To that end, Mackintosh often works as a conduit and a guide for an individual talent, helping direct the running of the restaurant through expertise of his organisation. “At any one time I’ll devote a lot of time to the place that needs me there, particularly in the early stages. Once they’re settled, it becomes much more of a role where I’m there for conversations, the odd service, weekly meetings, monthly performance meetings, and just helping them manage the business,” he explains. “But each place needs its own leader, and their personality needs to be driving it.”
When the partners behind Pei Modern decided that the project had reached its natural end, Mackintosh felt that the Sofitel site needed a different approach. To help achieve it partnered with Joe Jones, a celebrated bartender from Romeo Lane. “We thought tucked away off Collins Street at a pretty premium end of the city, we could do something with a little bit of glamour. But it needed that classic cocktail offer, which is where Joe is so great,” he says. “The conversation I had with Joe, he and I just talked about different places, memories, things we’d seen and read, places we’ve travelled, along the lines of a more timeless restaurant offering. Something that has a warm welcome and an air of familiarity about it - and a little bit of nostalgia. Melbourne doesn’t really have a nostalgic old dining room anymore. There’s a lot of concrete and pale furniture, which is all fine, but you don’t want every restaurant in the city to be like that.”

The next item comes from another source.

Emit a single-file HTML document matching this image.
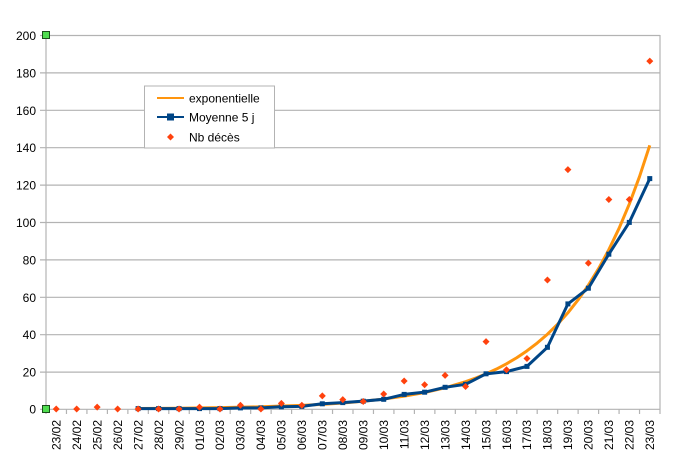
<!DOCTYPE html>
<html><head><meta charset="utf-8"><style>
html,body{margin:0;padding:0;background:#fff;}
svg{display:block;font-family:"Liberation Sans",Arial,sans-serif;}
</style></head><body>
<svg width="679" height="470" viewBox="0 0 679 470" xmlns="http://www.w3.org/2000/svg">
<rect width="679" height="470" fill="#fff"/>
<!-- gridlines -->
<g stroke="#b3b3b3" stroke-width="1.2">
<line x1="40" y1="35.5" x2="660" y2="35.5"/>
<line x1="40" y1="72.9" x2="660" y2="72.9"/>
<line x1="40" y1="110.3" x2="660" y2="110.3"/>
<line x1="40" y1="147.7" x2="660" y2="147.7"/>
<line x1="40" y1="185.1" x2="660" y2="185.1"/>
<line x1="40" y1="222.5" x2="660" y2="222.5"/>
<line x1="40" y1="259.9" x2="660" y2="259.9"/>
<line x1="40" y1="297.3" x2="660" y2="297.3"/>
<line x1="40" y1="334.7" x2="660" y2="334.7"/>
<line x1="40" y1="372.1" x2="660" y2="372.1"/>
<line x1="40" y1="409.3" x2="660" y2="409.3"/>
<line x1="46" y1="35" x2="46" y2="414"/>
<line x1="660" y1="35" x2="660" y2="414"/>
</g>
<!-- x ticks -->
<g stroke="#b3b3b3" stroke-width="1.2">
<line x1="66.47" y1="409" x2="66.47" y2="414"/><line x1="86.93" y1="409" x2="86.93" y2="414"/><line x1="107.4" y1="409" x2="107.4" y2="414"/><line x1="127.87" y1="409" x2="127.87" y2="414"/><line x1="148.33" y1="409" x2="148.33" y2="414"/><line x1="168.8" y1="409" x2="168.8" y2="414"/><line x1="189.27" y1="409" x2="189.27" y2="414"/><line x1="209.73" y1="409" x2="209.73" y2="414"/><line x1="230.2" y1="409" x2="230.2" y2="414"/><line x1="250.67" y1="409" x2="250.67" y2="414"/><line x1="271.13" y1="409" x2="271.13" y2="414"/><line x1="291.6" y1="409" x2="291.6" y2="414"/><line x1="312.07" y1="409" x2="312.07" y2="414"/><line x1="332.53" y1="409" x2="332.53" y2="414"/><line x1="353" y1="409" x2="353" y2="414"/><line x1="373.47" y1="409" x2="373.47" y2="414"/><line x1="393.93" y1="409" x2="393.93" y2="414"/><line x1="414.4" y1="409" x2="414.4" y2="414"/><line x1="434.87" y1="409" x2="434.87" y2="414"/><line x1="455.33" y1="409" x2="455.33" y2="414"/><line x1="475.8" y1="409" x2="475.8" y2="414"/><line x1="496.27" y1="409" x2="496.27" y2="414"/><line x1="516.73" y1="409" x2="516.73" y2="414"/><line x1="537.2" y1="409" x2="537.2" y2="414"/><line x1="557.67" y1="409" x2="557.67" y2="414"/><line x1="578.13" y1="409" x2="578.13" y2="414"/><line x1="598.6" y1="409" x2="598.6" y2="414"/><line x1="619.07" y1="409" x2="619.07" y2="414"/><line x1="639.53" y1="409" x2="639.53" y2="414"/>
</g>
<!-- y labels -->
<g font-size="12" fill="#000" text-anchor="end">
<text x="36" y="40">200</text>
<text x="36" y="77.4">180</text>
<text x="36" y="114.8">160</text>
<text x="36" y="152.2">140</text>
<text x="36" y="189.6">120</text>
<text x="36" y="227">100</text>
<text x="36" y="264.4">80</text>
<text x="36" y="301.8">60</text>
<text x="36" y="339.2">40</text>
<text x="36" y="376.6">20</text>
<text x="36" y="413.5">0</text>
</g>
<!-- x labels -->
<g font-size="12" fill="#000" text-anchor="end">
<text transform="translate(60.5,420) rotate(-90)">23/02</text>
<text transform="translate(81,420) rotate(-90)">24/02</text>
<text transform="translate(101.4,420) rotate(-90)">25/02</text>
<text transform="translate(121.9,420) rotate(-90)">26/02</text>
<text transform="translate(142.4,420) rotate(-90)">27/02</text>
<text transform="translate(162.8,420) rotate(-90)">28/02</text>
<text transform="translate(183.3,420) rotate(-90)">29/02</text>
<text transform="translate(203.8,420) rotate(-90)">01/03</text>
<text transform="translate(224.2,420) rotate(-90)">02/03</text>
<text transform="translate(244.7,420) rotate(-90)">03/03</text>
<text transform="translate(265.2,420) rotate(-90)">04/03</text>
<text transform="translate(285.6,420) rotate(-90)">05/03</text>
<text transform="translate(306.1,420) rotate(-90)">06/03</text>
<text transform="translate(326.6,420) rotate(-90)">07/03</text>
<text transform="translate(347,420) rotate(-90)">08/03</text>
<text transform="translate(367.5,420) rotate(-90)">09/03</text>
<text transform="translate(388,420) rotate(-90)">10/03</text>
<text transform="translate(408.4,420) rotate(-90)">11/03</text>
<text transform="translate(428.9,420) rotate(-90)">12/03</text>
<text transform="translate(449.4,420) rotate(-90)">13/03</text>
<text transform="translate(469.8,420) rotate(-90)">14/03</text>
<text transform="translate(490.3,420) rotate(-90)">15/03</text>
<text transform="translate(510.8,420) rotate(-90)">16/03</text>
<text transform="translate(531.2,420) rotate(-90)">17/03</text>
<text transform="translate(551.7,420) rotate(-90)">18/03</text>
<text transform="translate(572.2,420) rotate(-90)">19/03</text>
<text transform="translate(592.6,420) rotate(-90)">20/03</text>
<text transform="translate(613.1,420) rotate(-90)">21/03</text>
<text transform="translate(633.6,420) rotate(-90)">22/03</text>
<text transform="translate(654,420) rotate(-90)">23/03</text>
</g>
<!-- exponential trend -->
<polyline fill="none" stroke="#ff950e" stroke-width="3" stroke-linejoin="round" points="138.1,408.52 179.03,408.2 219.97,407.67 260.9,406.8 301.83,405.36 322.3,404.32 342.77,402.98 363.23,401.26 383.7,399.04 404.17,396.19 424.63,392.51 445.1,387.78 465.57,381.7 475.8,378.03 486.03,373.88 496.27,369.17 506.5,363.82 516.73,357.74 526.97,350.86 537.2,343.05 547.43,334.2 557.67,324.16 567.9,312.77 578.13,299.85 588.37,285.19 598.6,268.56 608.83,249.71 619.07,228.32 629.3,204.05 639.53,176.56 649.77,145.33"/>
<!-- moving average -->
<polyline fill="none" stroke="#004586" stroke-width="3" stroke-linejoin="round" points="138.1,408.63 158.57,408.63 179.03,408.63 199.5,408.63 219.97,408.63 240.43,407.88 260.9,407.88 281.37,406.76 301.83,406.38 322.3,403.76 342.77,402.64 363.23,401.15 383.7,399.28 404.17,394.41 424.63,392.17 445.1,387.31 465.57,384.32 486.03,373.84 506.5,371.6 526.97,366.36 547.43,347.29 567.9,303.91 588.37,288.2 608.83,254.16 629.3,222.37 649.77,178.62"/>
<g fill="#004586">
<rect x="135.6" y="406.1" width="5" height="5"/><rect x="156.07" y="406.1" width="5" height="5"/><rect x="176.53" y="406.1" width="5" height="5"/><rect x="197" y="406.1" width="5" height="5"/><rect x="217.47" y="406.1" width="5" height="5"/><rect x="237.93" y="405.4" width="5" height="5"/><rect x="258.4" y="405.4" width="5" height="5"/><rect x="278.87" y="404.3" width="5" height="5"/><rect x="299.33" y="403.9" width="5" height="5"/><rect x="319.8" y="401.3" width="5" height="5"/><rect x="340.27" y="400.1" width="5" height="5"/><rect x="360.73" y="398.7" width="5" height="5"/><rect x="381.2" y="396.8" width="5" height="5"/><rect x="401.67" y="391.9" width="5" height="5"/><rect x="422.13" y="389.7" width="5" height="5"/><rect x="442.6" y="384.8" width="5" height="5"/><rect x="463.07" y="381.8" width="5" height="5"/><rect x="483.53" y="371.3" width="5" height="5"/><rect x="504" y="369.1" width="5" height="5"/><rect x="524.47" y="363.9" width="5" height="5"/><rect x="544.93" y="344.8" width="5" height="5"/><rect x="565.4" y="301.4" width="5" height="5"/><rect x="585.87" y="285.7" width="5" height="5"/><rect x="606.33" y="251.7" width="5" height="5"/><rect x="626.8" y="219.9" width="5" height="5"/><rect x="647.27" y="176.1" width="5" height="5"/>
</g>
<!-- deaths diamonds -->
<g fill="#ff420e">
<path d="M56.23,405.5 l3.5,3.5 l-3.5,3.5 l-3.5,-3.5z"/>
<path d="M76.7,405.5 l3.5,3.5 l-3.5,3.5 l-3.5,-3.5z"/>
<path d="M97.17,403.63 l3.5,3.5 l-3.5,3.5 l-3.5,-3.5z"/>
<path d="M117.63,405.5 l3.5,3.5 l-3.5,3.5 l-3.5,-3.5z"/>
<path d="M138.1,405.5 l3.5,3.5 l-3.5,3.5 l-3.5,-3.5z"/>
<path d="M158.57,405.5 l3.5,3.5 l-3.5,3.5 l-3.5,-3.5z"/>
<path d="M179.03,405.5 l3.5,3.5 l-3.5,3.5 l-3.5,-3.5z"/>
<path d="M199.5,403.63 l3.5,3.5 l-3.5,3.5 l-3.5,-3.5z"/>
<path d="M219.97,405.5 l3.5,3.5 l-3.5,3.5 l-3.5,-3.5z"/>
<path d="M240.43,401.76 l3.5,3.5 l-3.5,3.5 l-3.5,-3.5z"/>
<path d="M260.9,405.5 l3.5,3.5 l-3.5,3.5 l-3.5,-3.5z"/>
<path d="M281.37,399.89 l3.5,3.5 l-3.5,3.5 l-3.5,-3.5z"/>
<path d="M301.83,401.76 l3.5,3.5 l-3.5,3.5 l-3.5,-3.5z"/>
<path d="M322.3,392.41 l3.5,3.5 l-3.5,3.5 l-3.5,-3.5z"/>
<path d="M342.77,396.15 l3.5,3.5 l-3.5,3.5 l-3.5,-3.5z"/>
<path d="M363.23,398.02 l3.5,3.5 l-3.5,3.5 l-3.5,-3.5z"/>
<path d="M383.7,390.54 l3.5,3.5 l-3.5,3.5 l-3.5,-3.5z"/>
<path d="M404.17,377.45 l3.5,3.5 l-3.5,3.5 l-3.5,-3.5z"/>
<path d="M424.63,381.19 l3.5,3.5 l-3.5,3.5 l-3.5,-3.5z"/>
<path d="M445.1,371.84 l3.5,3.5 l-3.5,3.5 l-3.5,-3.5z"/>
<path d="M465.57,383.06 l3.5,3.5 l-3.5,3.5 l-3.5,-3.5z"/>
<path d="M486.03,338.18 l3.5,3.5 l-3.5,3.5 l-3.5,-3.5z"/>
<path d="M506.5,366.23 l3.5,3.5 l-3.5,3.5 l-3.5,-3.5z"/>
<path d="M526.97,355.01 l3.5,3.5 l-3.5,3.5 l-3.5,-3.5z"/>
<path d="M547.43,276.47 l3.5,3.5 l-3.5,3.5 l-3.5,-3.5z"/>
<path d="M567.9,166.14 l3.5,3.5 l-3.5,3.5 l-3.5,-3.5z"/>
<path d="M588.37,259.64 l3.5,3.5 l-3.5,3.5 l-3.5,-3.5z"/>
<path d="M608.83,196.06 l3.5,3.5 l-3.5,3.5 l-3.5,-3.5z"/>
<path d="M629.3,196.06 l3.5,3.5 l-3.5,3.5 l-3.5,-3.5z"/>
<path d="M649.77,57.68 l3.5,3.5 l-3.5,3.5 l-3.5,-3.5z"/>
</g>
<!-- green handles -->
<rect x="42.5" y="31.5" width="7" height="7" fill="#4fdd4f" stroke="#1a4d1a" stroke-width="1"/>
<rect x="42.5" y="405.5" width="7" height="7" fill="#4fdd4f" stroke="#1a4d1a" stroke-width="1"/>
<!-- legend -->
<rect x="144.5" y="86" width="130" height="62" fill="#fff" stroke="#b3b3b3" stroke-width="1"/>
<line x1="157" y1="98" x2="184" y2="98" stroke="#ff950e" stroke-width="2"/>
<line x1="157" y1="117" x2="184" y2="117" stroke="#004586" stroke-width="2"/>
<rect x="167" y="113.5" width="7" height="7" fill="#004586"/>
<path d="M170.5,133.5 l3.5,3.5 l-3.5,3.5 l-3.5,-3.5z" fill="#ff420e"/>
<g font-size="12" fill="#000">
<text x="189" y="102.5">exponentielle</text>
<text x="189" y="121.5">Moyenne 5 j</text>
<text x="189" y="141.5">Nb décès</text>
</g>
</svg>
</body></html>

Unlike other city restaurants, the focus at The Mayfair is defiantly not on lunch. “Lunch in the CBD is pretty fast and frantic and price sensitive,” says Mackintosh. “So we thought maybe there’s an opportunity for a different offer. So rather than doing lunch, let’s do the equivalent of lunch and dinner for dinner and supper, in terms of hours that we’re open.”
Behind the Venetian blinds, diners at The Mayfair will find a French-inspired menu by chef Ron O'Bryan, and live jazz in the corner. “We wanted to explore French bistro-style dining because we had in mind a kind of 1930s, New York supper club when we were thinking about the look and feel for The Mayfair. To a large degree those New York dining rooms of the 30s, they had a touch of glamour about them but they were a very much French style of menu,” Mackintosh says. “We felt like there wasn’t actually a kind of classic French dining room at the top of the city. There’s lots of other great food available, but something unashamedly doing something quite classic in the way that we’re doing.”
The fact that The Mayfair isn’t exactly on-trend is mostly by design. While other restaurateurs are constructing fit-outs to appeal to Instagram, Mackintosh is motivated by something more lasting. “I don’t know if I’m particularly good at picking trends. What I am good at is making sure that we execute a very good example of whatever we decide to do,” he explains. “SPQR, for example: I don’t know if doing a wood-fired pizza restaurant is particularly on-trend. But we do a really, really good one. I just personally would not do anything that wasn’t as good as I could make it. Forget about it.”
And if you’ve got any complaints about Mackintosh’s approach, don’t gripe about it on TripAdvisor. He suggests doing it the old fashioned way: talking to him. “It gives me a chance to fix it.”